Not posted much on the episodes in a bit, being desperately trying to conserve the few I have left in this beautiful series. Man, I feel such inner sadness when I remember the thrill of watching season 1 half a year or so back and enjoying the cinematic wine knowing I had so many crates left down in the cellar. Now, I watch each like an addict knowing his stash is getting somewhat thinner...

Very good episode. Certainly a very strong opener and a reminder why I like Wright's constantly strong direction. Some nice layers in this episode, though I found the Darwinian monologue a bit of a mixed experience. On one hand, the opening monologue was beautiful bit of narrative and reminiscent to some of the excellent season two commentaries, on the other, as with season two, I do find the monologue is a very "X-Files" device, and I did feel the tone of the episode lost some of the realistic drama through the intellectual eulogising. In fairness, this was a good technique to mask the stories darker revelations, by adding the voice over, one feels there is a deeper, darker nature to the girl's quest than there actually is, but I couldn't help feeling as the epilogue played out, that the return of her inner voice just felt like a coda unnecessary for such a down-to-earth outcome.

The obvious counter to this was that the close parallels with Emma's family could indeed been seen as another "accident" or unquantifiable event. The Palm Trees have links to all the occurrences, present and historical yet how they tie up so co-incidentally in the episode could be seen - in light of the more down to earth revelation - as an "accident" themselves. In this light, the more ethereal use of the philosophical voice track gives these connections more weight, but I can't help feeling it wasn't required. The voice over serves the opener, and naturally makes a logical mirror in the closing, but I can't help feeling that the false clothes of this story, the episode's dramatic red herrings, so to speak, that the voice over limits the power of the final act's reveal; that to have gone out with no voice over would have very much nailed down the change of tone. Yes, it would have made the episode a little less consistent in dramatic ambiance, but to pretend there has been no change in tone and direction is a conceit when the whole payoff of the tale is that very twist from conspiracy/mythological overtones to a straight forward broken child come serial killer.

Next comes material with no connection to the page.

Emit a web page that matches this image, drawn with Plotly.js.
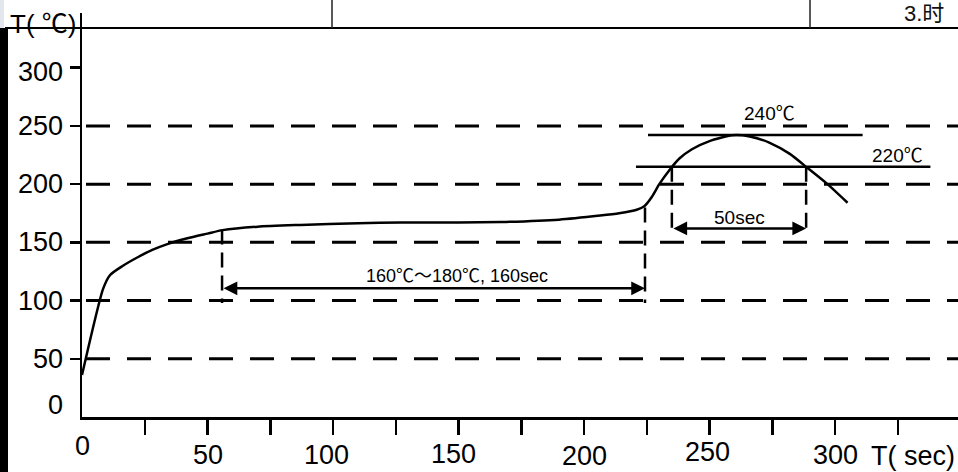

The evolution of the Conspiracy (as I suggest in my title) is a weak one merely to draw unsuspecting members in to read this thread, but there is a certain truth there. This episode plays on this season's Conspiracy orientation, and the Conspiracy orientation of so many shows of the 90s era. As such, it takes what has become a fashionable norm and uses it to its advantage. If we are the writer's prey, looking to be captured by his cunning snares and traps, this writer has indeed dressed himself in familiar clothes to fool the audience; the audience comfortable expect one creature when in fact, its an entirely different creature masked to trick surprise you. Dramatic evolution. Darwin would be proud.

I have to say my real let down with this episode was Emma Hollis. While the dementia storyline was touching, I found the character's actions - as in Human Essense - a little forced. I'm not sure whether this was the writing, acting or directing, or simply that it was trying to impress too much dramatic intent in too short a period to be convincing. Or maybe because we've seen the "don't get personal" character arc for cop dramas way too many times before. Whatever it was, this was one of the few episodes (as with Human Essense) when I just didn't feel the character played believably. When she was curled up in the cell on the verge of tears, I cringed. I've enjoyed Klea's portrayal of Emma on the whole, and only found her frustrating when the character has been hamfistedly forced into the spotlight, but I really felt something didn't hit the target, and given I've found Ms Scott's acting consistent on pretty much all other occasions, maybe it was simply the shifts in her personality and the frustration just didn't sit well with the Hollis character. When she was with her dad, it worked. When she was interacting with Frank it felt false, almost wooden. I can't pin down why, just merely it was for me, and awkward element to this episode.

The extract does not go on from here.